Alignment Problem
Sales and marketing misalignment usually shows up as low trust, poor lead follow-up, and conflicting pipeline narratives. The root problem is often structural rather than interpersonal.
Common Friction Points
Misalignment follows predictable patterns.
**Lead quality disputes** - Sales says leads are weak while marketing says follow-up is poor. **Conflicting targets** - Teams optimize for different definitions of success. **Bad handoffs** - Context gets lost when a lead moves from one owner to another. **Reporting conflict** - Each side presents a different version of reality.
These issues compound quickly when growth pressure increases.
Why Alignment Matters
The payoff goes beyond better meetings.
**Higher conversion** - Better-fit leads receive better-timed follow-up. **Lower waste** - Teams stop duplicating outreach and campaign effort. **Faster learning** - Market feedback flows back into message and targeting decisions. **Stronger forecasting** - Pipeline quality becomes more predictable.
Alignment improves both efficiency and confidence.
Shared Operating Model
Alignment requires explicit agreement on how revenue work gets done.
Shared Definitions
Definitions are the foundation.
**ICP criteria** - Agree on the accounts and buyers that matter most. **Lifecycle stages** - Use one funnel language across teams. **Qualification thresholds** - Define what makes a lead ready for sales action. **Opportunity standards** - Clarify when a deal should enter forecast discussions.
If definitions drift, blame follows.
Role Clarity
Alignment improves when responsibilities are narrow and visible.
**Marketing ownership** - Demand creation, capture, nurture, and intent development. **SDR ownership** - Fast outreach, qualification, and context gathering. **Sales ownership** - Discovery, deal strategy, and close progression. **Operations ownership** - Routing, reporting, and process enforcement.

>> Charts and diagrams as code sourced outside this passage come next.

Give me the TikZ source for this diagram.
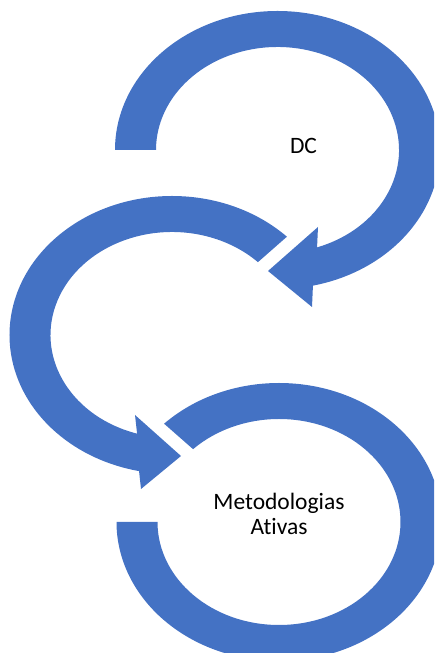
\documentclass[tikz,border=0pt]{standalone}
\usepackage{fontspec}
\setmainfont[Ligatures=NoCommon]{Carlito}
\usetikzlibrary{positioning}
\definecolor{arrowblue}{HTML}{4472C4}
\tikzset{
  band/.style={fill=arrowblue, draw=none},
  cyclelabel/.style={inner sep=0pt, align=center, font=\fontsize{23.5}{25}\selectfont}
}

\begin{document}
\begin{tikzpicture}[x=1pt, y=1pt]
        \useasboundingbox (0,0) rectangle (434,653);
        \clip (0,0) rectangle (434,653);
        % centres of the three rings
        \coordinate (topc) at (277.5,503);
        \coordinate (midc) at (172,318);
        \coordinate (botc) at (279,131);
        % top ring, head pointing down-left
        \fill[band] ([shift={(topc)}]180:162.5pt and 139pt)
            arc[start angle=180, end angle=-77.4, x radius=162.5pt, y radius=139pt]
            -- (312,346) -- (268,382) -- (318,426)
            -- ([shift={(topc)}]-71:121.5pt and 103pt)
            arc[start angle=-71, end angle=180, x radius=121.5pt, y radius=103pt] -- cycle;
        % middle ring, head pointing right
        \fill[band] ([shift={(midc)}]45:162.5pt and 139pt)
            arc[start angle=45, end angle=258.3, x radius=162.5pt, y radius=139pt]
            -- (141,164) -- (181,197) -- (135,238)
            -- ([shift={(midc)}]253.3:121.5pt and 103pt)
            arc[start angle=253.3, end angle=45, x radius=121.5pt, y radius=103pt] -- cycle;
        % bottom ring, no head
        \fill[band] ([shift={(botc)}]135:162.5pt and 139pt)
            arc[start angle=135, end angle=-180, x radius=162.5pt, y radius=139pt]
            -- ([shift={(botc)}]180:121.5pt and 103pt)
            arc[start angle=-180, end angle=135, x radius=121.5pt, y radius=103pt] -- cycle;
        \node[cyclelabel] (dc) at (303.5,507.5) {DC};
        \node[cyclelabel] (metod) at (279,139) {Metodologias\\Ativas};
    \end{tikzpicture}
\end{document}
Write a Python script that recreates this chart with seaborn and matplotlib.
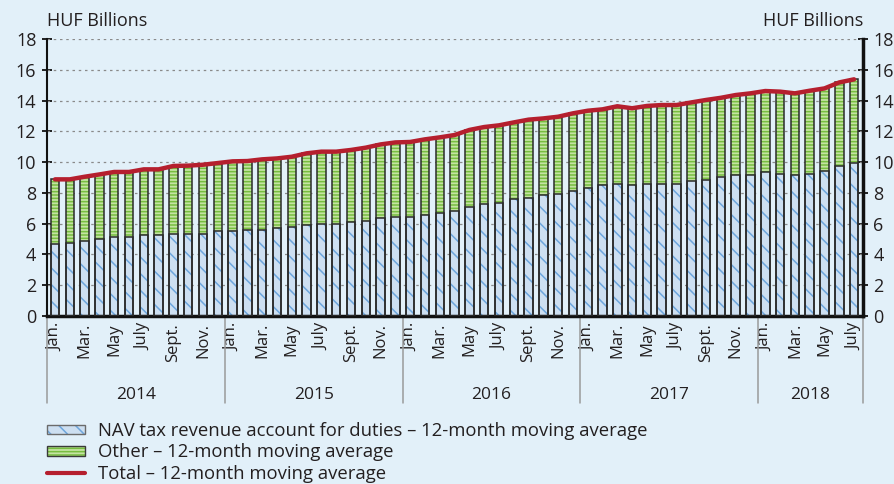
import matplotlib
matplotlib.use("Agg")
import matplotlib.pyplot as plt
import matplotlib.transforms as mtransforms
from matplotlib.patches import Patch
from matplotlib.lines import Line2D
from matplotlib.legend_handler import HandlerTuple
import pandas as pd
import seaborn as sns

# --- data (HUF billions, 12-month moving averages, Jan 2014 - July 2018) ---
years = ["2014", "2015", "2016", "2017", "2018"]
months_per_year = [12, 12, 12, 12, 7]
month_labels = ["Jan.", "", "Mar.", "", "May", "", "July", "", "Sept.", "", "Nov.", ""]

nav = [4.66, 4.76, 4.87, 4.98, 5.13, 5.13, 5.24, 5.24, 5.31, 5.31, 5.31, 5.52,
       5.52, 5.59, 5.61, 5.70, 5.78, 5.89, 5.98, 5.98, 6.08, 6.17, 6.37, 6.45,
       6.45, 6.54, 6.71, 6.80, 7.10, 7.28, 7.36, 7.58, 7.67, 7.84, 7.93, 8.10,
       8.29, 8.49, 8.58, 8.49, 8.58, 8.58, 8.58, 8.77, 8.86, 9.05, 9.14, 9.14,
       9.34, 9.25, 9.14, 9.25, 9.42, 9.72, 9.92]
other = [4.22, 4.12, 4.18, 4.22, 4.23, 4.23, 4.29, 4.29, 4.44, 4.46, 4.52, 4.42,
         4.53, 4.48, 4.57, 4.54, 4.57, 4.68, 4.70, 4.70, 4.71, 4.77, 4.78, 4.83,
         4.86, 4.94, 4.90, 4.96, 4.99, 5.00, 5.03, 5.00, 5.09, 5.00, 5.02, 5.07,
         5.05, 4.94, 5.05, 5.01, 5.07, 5.13, 5.13, 5.11, 5.18, 5.13, 5.22, 5.33,
         5.28, 5.33, 5.33, 5.39, 5.37, 5.46, 5.46]

periods = []
labels = []
for y, n in zip(years, months_per_year):
    for m in range(n):
        periods.append(f"{y}-{m + 1:02d}")
        labels.append(month_labels[m])

df = pd.DataFrame({"period": periods, "nav": nav, "other": other})
df["total"] = df["nav"] + df["other"]
df["pos"] = range(len(df))

# --- style ---
bg = "#e2f0f9"
blue_fill, blue_hatch = "#cddff1", "#6ea6dc"
green_fill, green_hatch = "#c4e3a2", "#77bd3f"
red = "#b51f2e"
text_col = "#231f20"

sns.set_style("white")
plt.rcParams["font.family"] = ["Open Sans", "DejaVu Sans"]
plt.rcParams["hatch.linewidth"] = 1.1

fig = plt.figure(figsize=(8.95, 4.84), dpi=100, facecolor=bg)
ax = fig.add_axes([0.0522, 0.3471, 0.912, 0.5723])
ax.set_facecolor(bg)

bw = 0.57
# stacked bars: total (green) behind, nav (blue) in front
sns.barplot(data=df, x="period", y="total", order=periods, width=bw, color=green_fill,
            saturation=1, edgecolor=green_hatch, linewidth=0, hatch="-----",
            errorbar=None, ax=ax, zorder=2)
sns.barplot(data=df, x="period", y="nav", order=periods, width=bw, color=blue_fill,
            saturation=1, edgecolor=blue_hatch, linewidth=0, hatch="\\\\",
            errorbar=None, ax=ax, zorder=2)
# outlines
sns.barplot(data=df, x="period", y="total", order=periods, width=bw, color="#2a2a2a",
            saturation=1, fill=False, linewidth=1.1, errorbar=None, ax=ax, zorder=3)
sns.barplot(data=df, x="period", y="nav", order=periods, width=bw, color="#2a2a2a",
            saturation=1, fill=False, linewidth=1.1, errorbar=None, ax=ax, zorder=3)

sns.lineplot(data=df, x="pos", y="total", color=red, linewidth=3.2, ax=ax, zorder=4)

# axes limits & grid
xmin, xmax = -0.56, len(df) - 1 + 0.6
ax.set_xlim(xmin, xmax)
ax.set_ylim(0, 18)
ax.set_yticks(range(0, 19, 2))
for v in range(2, 19, 2):
    ax.axhline(v, color="#8a8a8a", linestyle=(0, (2, 3)), linewidth=0.9, zorder=1)

ax.set_xlabel("")
ax.set_ylabel("")

# x ticks: month labels + separator ticks
ax.set_xticks(range(len(df)))
ax.set_xticklabels(labels, rotation=90, fontsize=12, color=text_col, va="top")
ax.tick_params(axis="x", which="major", length=0, pad=5)
ax.set_xticks([i + 0.5 for i in range(len(df) - 1)], minor=True)
ax.tick_params(axis="x", which="minor", length=4, width=1.6, color="#111", direction="out")

# y ticks both sides
ax.tick_params(axis="y", which="major", left=True, right=True, labelleft=True, labelright=True,
               direction="inout", length=7, width=1.3, color="#111", labelsize=13,
               labelcolor=text_col, pad=6)
ax.tick_params(axis="y", which="major", labelright=True, pad=4)
for lbl in ax.get_yticklabels(which="major"):
    pass

ax.spines["top"].set_visible(False)
ax.spines["left"].set_linewidth(1.5)
ax.spines["right"].set_linewidth(2.5)
ax.spines["bottom"].set_linewidth(2.5)
for s in ["left", "right", "bottom"]:
    ax.spines[s].set_color("#111")

# year separators and labels
trans = mtransforms.blended_transform_factory(ax.transData, ax.transAxes)
bounds = [xmin]
acc = 0
for n in months_per_year[:-1]:
    acc += n
    bounds.append(acc - 0.5)
bounds.append(xmax)
for b in bounds:
    ax.plot([b, b], [0, -0.315], transform=trans, color="#9a9a9a", linewidth=1.1,
            clip_on=False, zorder=1)
for i, y in enumerate(years):
    ax.text((bounds[i] + bounds[i + 1]) / 2, -0.285, y, transform=trans, ha="center",
            va="center", fontsize=12.5, color=text_col)

fig.text(0.052, 0.957, "HUF Billions", ha="left", va="center", fontsize=13, color=text_col)
fig.text(0.964, 0.957, "HUF Billions", ha="right", va="center", fontsize=13, color=text_col)

# legend
h_nav = (Patch(facecolor=blue_fill, edgecolor=blue_hatch, hatch="\\\\", linewidth=0),
         Patch(facecolor="none", edgecolor="#6b6b6b", linewidth=1.0))
h_oth = (Patch(facecolor=green_fill, edgecolor=green_hatch, hatch="-----", linewidth=0),
         Patch(facecolor="none", edgecolor="#3a3a3a", linewidth=1.0))
h_tot = Line2D([], [], color=red, linewidth=3)
fig.legend([h_nav, h_oth, h_tot],
           ["NAV tax revenue account for duties \u2013 12-month moving average",
            "Other \u2013 12-month moving average",
            "Total \u2013 12-month moving average"],
           handler_map={tuple: HandlerTuple(ndivide=1)},
           loc="upper left", bbox_to_anchor=(0.053, 0.128), frameon=False,
           fontsize=13.3, labelspacing=0.18, handlelength=2.05, handleheight=0.45,
           handletextpad=0.7, borderpad=0, borderaxespad=0, labelcolor=text_col)

fig.savefig("out.png", dpi=100, facecolor=bg)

Teams work better when the seams are clear.
Service Level Agreements
SLAs turn expectations into action.
**Response time** - How quickly inbound leads must be contacted. **Recycling rules** - When leads move back to nurture. **Feedback rules** - What information sales must provide after qualification. **Escalation path** - How exceptions get resolved.

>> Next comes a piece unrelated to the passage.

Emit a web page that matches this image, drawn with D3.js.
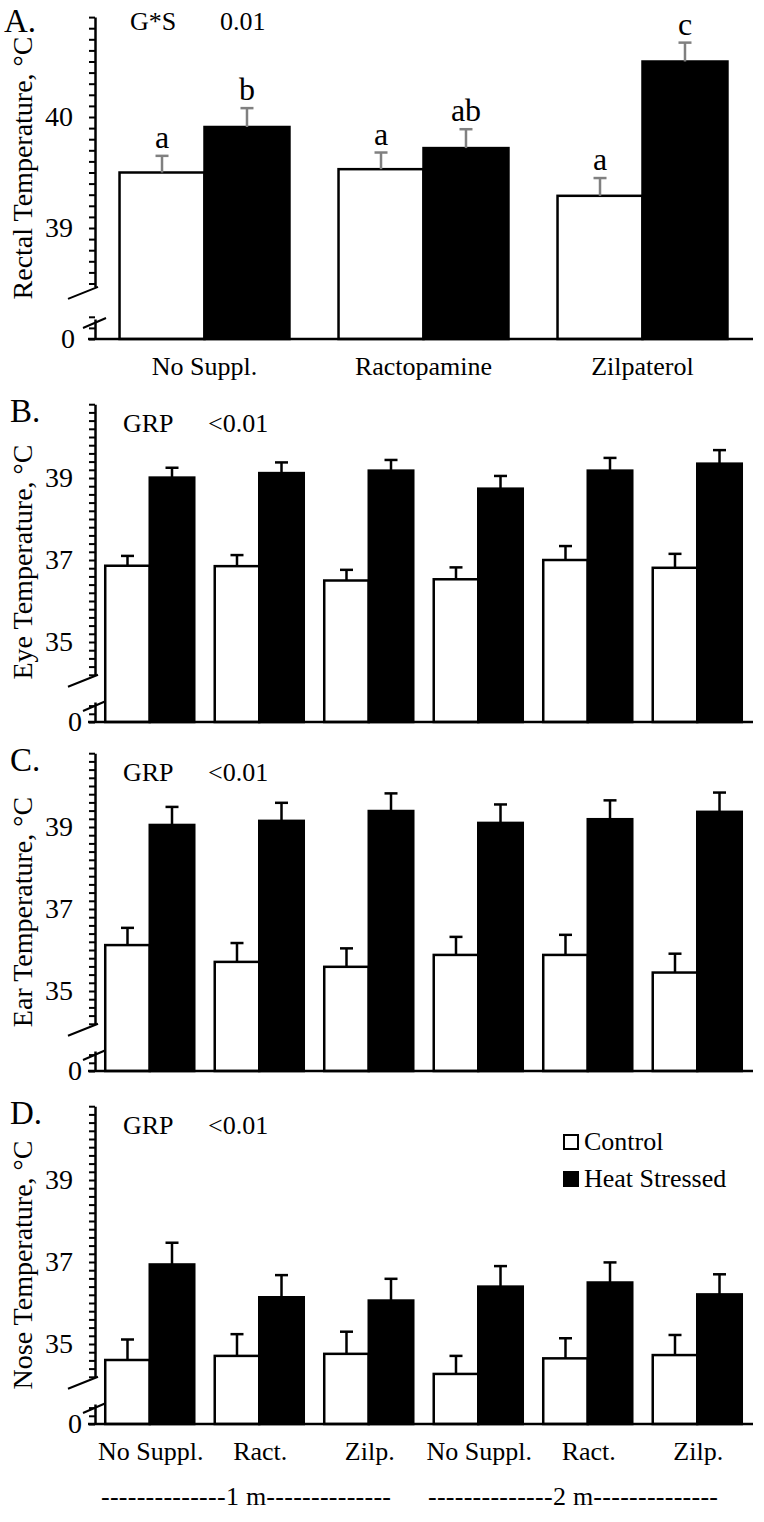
<!DOCTYPE html>
<html>
<head>
<meta charset="utf-8">
<script src="https://cdn.jsdelivr.net/npm/d3@7"></script>
<style>
  body { margin: 0; background: #fff; }
  svg { display: block; }
</style>
</head>
<body>
<script>
// ---- data ----
var catsA = ["No Suppl.", "Ractopamine", "Zilpaterol"];
var rectalCtrl = [39.50, 39.53, 39.29];
var rectalCtrlSE = [0.15, 0.15, 0.16];
var rectalHS = [39.91, 39.72, 40.50];
var rectalHSSE = [0.17, 0.17, 0.17];
var rectalCtrlLetters = ["a", "a", "a"];
var rectalHSLetters = ["b", "ab", "c"];

var cats6 = ["No Suppl.", "Ract.", "Zilp.", "No Suppl.", "Ract.", "Zilp."];
var months = ["1 m", "2 m"];

var eyeCtrl = [36.86, 36.85, 36.50, 36.53, 37.00, 36.81];
var eyeCtrlSE = [0.24, 0.27, 0.26, 0.29, 0.34, 0.34];
var eyeHS = [39.01, 39.12, 39.18, 38.74, 39.18, 39.35];
var eyeHSSE = [0.24, 0.26, 0.26, 0.31, 0.31, 0.33];

var earCtrl = [36.12, 35.71, 35.59, 35.88, 35.88, 35.45];
var earCtrlSE = [0.42, 0.46, 0.45, 0.44, 0.49, 0.46];
var earHS = [39.05, 39.15, 39.39, 39.10, 39.19, 39.37];
var earHSSE = [0.44, 0.44, 0.43, 0.45, 0.46, 0.47];

var noseCtrl = [34.61, 34.71, 34.76, 34.27, 34.65, 34.73];
var noseCtrlSE = [0.50, 0.53, 0.54, 0.44, 0.49, 0.49];
var noseHS = [36.94, 36.14, 36.06, 36.40, 36.50, 36.21];
var noseHSSE = [0.53, 0.54, 0.53, 0.50, 0.49, 0.49];

var legendKeys = ["Control", "Heat Stressed"];

// ---- drawing ----
var W = 764, H = 1522;
var svg = d3.select("body").append("svg").attr("width", W).attr("height", H)
  .attr("font-family", "'Liberation Serif', 'Times New Roman', Times, serif");
svg.append("rect").attr("width", W).attr("height", H).attr("fill", "#fff");

var axisX = 95, axisRight = 753;

function drawPanel(p) {
  var g = svg.append("g");
  var n = p.cats.length;
  var x = d3.scaleBand().domain(d3.range(n)).range([axisX, 752])
            .paddingInner(p.padIn).paddingOuter(p.padIn / 2);
  var half = x.bandwidth() / 2;

  // upper (broken) segment scale
  var y = d3.scaleLinear().domain([p.lo, p.hi]).range([p.yLo, p.yHi]);
  var ticks = d3.range(Math.round((p.hi - p.tick0) / p.step) + 1).map(function(i) {
    return +(p.tick0 + i * p.step).toFixed(2);
  });
  var yAxis = g.append("g")
    .attr("transform", "translate(" + axisX + ",0)")
    .call(d3.axisLeft(y).tickValues(ticks).tickSize(6).tickSizeOuter(0).tickPadding(16)
      .tickFormat(function(d) { return p.labels.indexOf(d) >= 0 ? d : ""; }));

  // lower segment near zero
  var y0 = d3.scaleLinear().domain([0, p.step * 20 / p.stepPx]).range([p.base, p.base - 20]);
  var lowAxis = g.append("g")
    .attr("transform", "translate(" + axisX + ",0)")
    .call(d3.axisLeft(y0).tickValues([0, p.step, 2 * p.step]).tickSize(6).tickSizeOuter(0)
      .tickPadding(p.zeroPad).tickFormat(function(d) { return d === 0 ? "0" : ""; }));

  [yAxis, lowAxis].forEach(function(a) {
    a.attr("font-family", null).attr("font-size", 28);
    a.select(".domain").attr("stroke", "#000").attr("stroke-width", 2.5);
    a.selectAll(".tick line").attr("stroke", "#000").attr("stroke-width", 2);
    a.selectAll(".tick text").attr("fill", "#000");
  });

  // break marks
  g.append("line").attr("x1", axisX - 27).attr("y1", p.yLo + 12).attr("x2", axisX + 3).attr("y2", p.yLo)
    .attr("stroke", "#000").attr("stroke-width", 2);
  g.append("line").attr("x1", axisX - 12).attr("y1", p.base - 11).attr("x2", axisX + 11).attr("y2", p.base - 21)
    .attr("stroke", "#000").attr("stroke-width", 2);

  // bars
  var rows = d3.range(n).map(function(i) {
    return [
      {i: i, k: 0, v: p.ctrl[i], se: p.ctrlSE[i], lab: p.ctrlLet ? p.ctrlLet[i] : null},
      {i: i, k: 1, v: p.hs[i], se: p.hsSE[i], lab: p.hsLet ? p.hsLet[i] : null}
    ];
  });
  var flat = [].concat.apply([], rows);

  g.selectAll("rect.bar").data(flat).enter().append("rect")
    .attr("class", "bar")
    .attr("x", function(d) { return x(d.i) + d.k * half; })
    .attr("y", function(d) { return y(d.v); })
    .attr("width", half)
    .attr("height", function(d) { return p.base - y(d.v); })
    .attr("fill", function(d) { return d.k ? "#000" : "#fff"; })
    .attr("stroke", "#000").attr("stroke-width", 2.5);

  // error bars
  var eb = g.selectAll("g.err").data(flat).enter().append("g").attr("class", "err")
    .attr("stroke", p.errColor).attr("stroke-width", 2.5);
  eb.append("line")
    .attr("x1", function(d) { return x(d.i) + d.k * half + half / 2; })
    .attr("x2", function(d) { return x(d.i) + d.k * half + half / 2; })
    .attr("y1", function(d) { return y(d.v); })
    .attr("y2", function(d) { return y(d.v + d.se); });
  eb.append("line")
    .attr("x1", function(d) { return x(d.i) + d.k * half + half / 2 - 6.5; })
    .attr("x2", function(d) { return x(d.i) + d.k * half + half / 2 + 6.5; })
    .attr("y1", function(d) { return y(d.v + d.se); })
    .attr("y2", function(d) { return y(d.v + d.se); });

  // significance letters
  g.selectAll("text.sig").data(flat.filter(function(d) { return d.lab; })).enter().append("text")
    .attr("class", "sig")
    .attr("x", function(d) { return x(d.i) + d.k * half + half / 2; })
    .attr("y", function(d) { return y(d.v + d.se) - 8; })
    .attr("text-anchor", "middle").attr("font-size", 32)
    .text(function(d) { return d.lab; });

  // x axis line
  g.append("line").attr("x1", 88).attr("x2", axisRight).attr("y1", p.base).attr("y2", p.base)
    .attr("stroke", "#000").attr("stroke-width", 2.5);

  if (p.showX) {
    g.selectAll("text.xl").data(p.cats).enter().append("text")
      .attr("class", "xl")
      .attr("x", function(d, i) { return x(i) + half + (p.xShift || 0); })
      .attr("y", p.base + 36)
      .attr("text-anchor", "middle").attr("font-size", 26)
      .text(function(d) { return d; });
  }

  // panel letter, stats, title
  g.append("text").attr("x", p.letterX).attr("y", p.letterY).attr("font-size", 33).text(p.letter);
  g.append("text").attr("x", p.statX[0]).attr("y", p.statY).attr("font-size", 26).text(p.stat[0]);
  g.append("text").attr("x", p.statX[1]).attr("y", p.statY).attr("font-size", 26).text(p.stat[1]);
  g.append("text")
    .attr("transform", "translate(32," + p.titleY + ") rotate(-90)")
    .attr("text-anchor", "middle").attr("font-size", 28)
    .text(p.title);
  return x;
}

// Panel A
drawPanel({
  cats: catsA, padIn: 0.224,
  lo: 38.47, hi: 40.9, tick0: 38.5, step: 0.1, stepPx: 11.1, labels: [39, 40],
  yLo: 228 + 0.53 * 111, yHi: 228 - 1.9 * 111, base: 339, zeroPad: 14,
  ctrl: rectalCtrl, ctrlSE: rectalCtrlSE, hs: rectalHS, hsSE: rectalHSSE,
  ctrlLet: rectalCtrlLetters, hsLet: rectalHSLetters,
  errColor: "#808080", showX: true,
  letter: "A.", letterX: 4, letterY: 32,
  stat: ["G*S", "0.01"], statX: [130, 220], statY: 30,
  title: "Rectal Temperature, \u00B0C", titleY: 168
});

function thermal(y39, letter, title, titleY, ctrl, ctrlSE, hs, hsSE, showX) {
  return drawPanel({
    cats: cats6, padIn: 0.187,
    lo: 34.2, hi: 40.8, tick0: 34.2, step: 0.2, stepPx: 8.2, labels: [35, 37, 39],
    yLo: y39 + 4.8 * 41, yHi: y39 - 1.8 * 41, base: y39 + 244, zeroPad: 7,
    ctrl: ctrl, ctrlSE: ctrlSE, hs: hs, hsSE: hsSE,
    errColor: "#000", showX: showX, xShift: 1,
    letter: letter, letterX: 10, letterY: y39 - 56,
    stat: ["GRP", "<0.01"], statX: [123, 208], statY: y39 - 46,
    title: title, titleY: titleY
  });
}

thermal(478, "B.", "Eye Temperature, \u00B0C", 562, eyeCtrl, eyeCtrlSE, eyeHS, eyeHSSE, false);
thermal(827, "C.", "Ear Temperature, \u00B0C", 912, earCtrl, earCtrlSE, earHS, earHSSE, false);
thermal(1180, "D.", "Nose Temperature, \u00B0C", 1265, noseCtrl, noseCtrlSE, noseHS, noseHSSE, true);

// month brackets under panel D
var dash = "--------------";
[246, 573].forEach(function(cx, i) {
  svg.append("text").attr("x", cx).attr("y", 1505).attr("text-anchor", "middle")
    .attr("font-size", 26).attr("textLength", 290).attr("lengthAdjust", "spacing")
    .text(dash + months[i] + dash);
});

// legend
var leg = svg.append("g").selectAll("g").data(legendKeys).enter().append("g")
  .attr("transform", function(d, i) { return "translate(564," + (1135 + i * 37) + ")"; });
leg.append("rect").attr("width", 14).attr("height", 14)
  .attr("fill", function(d, i) { return i ? "#000" : "#fff"; })
  .attr("stroke", "#000").attr("stroke-width", 2);
leg.append("text").attr("x", 20).attr("y", 15).attr("font-size", 26).text(function(d) { return d; });
</script>
</body>
</html>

SLAs should be realistic enough to follow and strict enough to matter.
Communication and Feedback
Alignment does not happen once. It has to be maintained.
Weekly Review
Keep the discussion close to current performance.
**Lead volume** - Compare plan to actual flow. **Acceptance rates** - Track how many leads sales works versus rejects. **Pipeline conversion** - Inspect stage movement and bottlenecks. **Campaign context** - Explain what is launching, changing, or underperforming.

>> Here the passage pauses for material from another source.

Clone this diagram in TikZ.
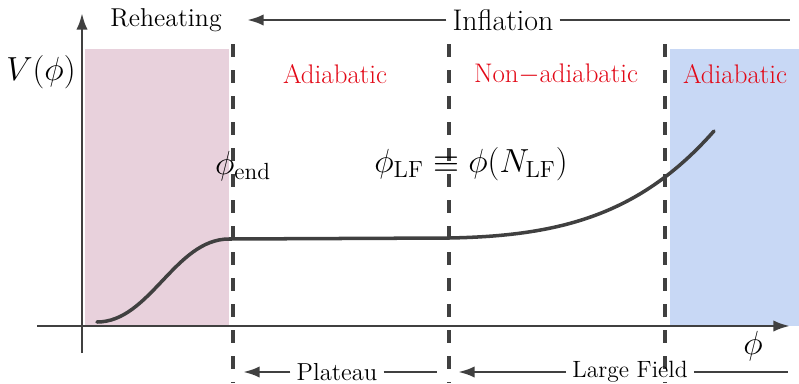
\RequirePackage{fix-cm}
\documentclass[tikz,border=0pt]{standalone}
\usepackage{amsmath}
\usetikzlibrary{arrows.meta}

\definecolor{ink}{RGB}{64,64,64}
\definecolor{reheatpink}{RGB}{232,209,220}
\definecolor{lfblue}{RGB}{200,216,245}
\definecolor{adred}{RGB}{226,8,22}

\begin{document}
\begin{tikzpicture}[x=0.02cm, y=-0.02cm, >={Latex[length=9.5pt,width=6.5pt]},
    font=\fontsize{14}{17}\selectfont,
    region/.style={text=adred, font=\fontsize{15.3}{18}\selectfont},
    mathlab/.style={font=\fontsize{19}{22}\selectfont},
    bound/.style={ink, line width=2.3pt, dash pattern=on 7.4pt off 7.4pt},
    span/.style={ink, line width=1.6pt}]
  \useasboundingbox (0,0) rectangle (799,383);
  % shaded regions
  \fill[reheatpink] (85,49) rectangle (229,326);
  \fill[lfblue] (670,49) rectangle (799,326);
  % axes
  \coordinate (xl) at (37,326);
  \coordinate (xr) at (790,326);
  \coordinate (yb) at (82,353);
  \coordinate (yt) at (82,13);
  \draw[span,->] (xl) -- (xr);
  \draw[span,->] (yb) -- (yt);
  % boundaries
  \foreach \x in {233,449,665}{
     \draw[bound] (\x,44) -- (\x,383);
  }
  % potential
  \draw[ink, line width=2pt, line cap=round] (97,322)
     .. controls (150,322) and (175,239) .. (229,239) -- (449,238)
     .. controls (560,236) and (640,215) .. (714,131);
  % labels
  \node[mathlab] (vlab) at (41,72) {$V(\phi)$};
  \node[mathlab] (philab) at (753,346) {$\phi$};
  \node[mathlab] (phiend) at (243,166) {$\phi_{\rm end}$};
  \node[mathlab] (philf) at (471,164)
    {$\phi_{\mathrm{LF}} \equiv \phi(N_{\mathrm{LF}})$};
  \node[region] (adleft) at (335,74) {Adiabatic};
  \node[region] (nonad) at (556,74) {Non$-$adiabatic};
  \node[region] (adright) at (735,74) {Adiabatic};
  % top span
  \node[font=\fontsize{14.7}{17}\selectfont] (reheat) at (166,20) {Reheating};
  \node[font=\fontsize{17}{20}\selectfont] (infl) at (503,20) {Inflation};
  \coordinate (inflend) at (247,20);
  \coordinate (inflstart) at (790,20);
  \draw[span,->] (infl.west) -- (inflend);
  \draw[span] (infl.east) -- (inflstart);
  % bottom spans
  \node (plat) at (337,372) {Plateau};
  \coordinate (platend) at (243,372);
  \coordinate (platstart) at (437,372);
  \draw[span,->] (plat.west) -- (platend);
  \draw[span] (plat.east) -- (platstart);
  \node[font=\fontsize{13.4}{16}\selectfont] (large) at (630,372) {Large Field};
  \coordinate (largeend) at (458,372);
  \coordinate (largestart) at (788,372);
  \draw[span,->] (large.west) -- (largeend);
  \draw[span] (large.east) -- (largestart);
\end{tikzpicture}
\end{document}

Short weekly reviews prevent slow drift.
Qualitative Feedback
Numbers alone miss important signal.
**Call insights** - Capture objections, competitor mentions, and buyer language. **Win-loss themes** - Identify where positioning is helping or hurting. **Message resonance** - Learn which offers drive engagement. **Segment differences** - Separate feedback by audience, industry, and company size.
Marketing gets smarter when sales feedback is structured.
Shared Planning
Planning should happen together before campaigns launch.
**Offer selection** - Align on the proposition sales can support. **Target account focus** - Coordinate territory and account priorities. **Follow-up plan** - Prepare sequences and ownership before demand arrives. **Capacity check** - Confirm the sales team can absorb the pipeline created.
Joint planning is cheaper than post-launch repair.
Performance Management
Alignment needs objective measures.
Core Metrics
Use metrics that reflect both quality and execution.
**Lead-to-meeting rate** - Indicates targeting and follow-up quality. **Meeting-to-opportunity rate** - Reflects qualification and fit. **Opportunity win rate** - Shows whether the right buyers are entering pipeline. **Pipeline velocity** - Measures how quickly revenue moves.
Metrics should be reviewed by both teams at the same time.
Behavioral Indicators
Some of the most important signs are operational.
**SLA compliance** - Are leads being worked on time. **Feedback completion** - Is sales closing the loop on lead quality. **Rejection patterns** - Are bad leads concentrated in one channel or segment. **Campaign readiness** - Are launches happening with the sales team prepared.
Behavioral discipline sustains numeric improvement.
Leadership Responsibility
Alignment is a leadership task.
**Set shared goals** - Tie both functions to pipeline and revenue outcomes. **Resolve disputes quickly** - Use evidence instead of opinion. **Reward collaboration** - Recognize improvements that cross team lines. **Protect focus** - Prevent constant priority changes from undermining coordination.
The strongest revenue teams act like one system, not two departments negotiating terms.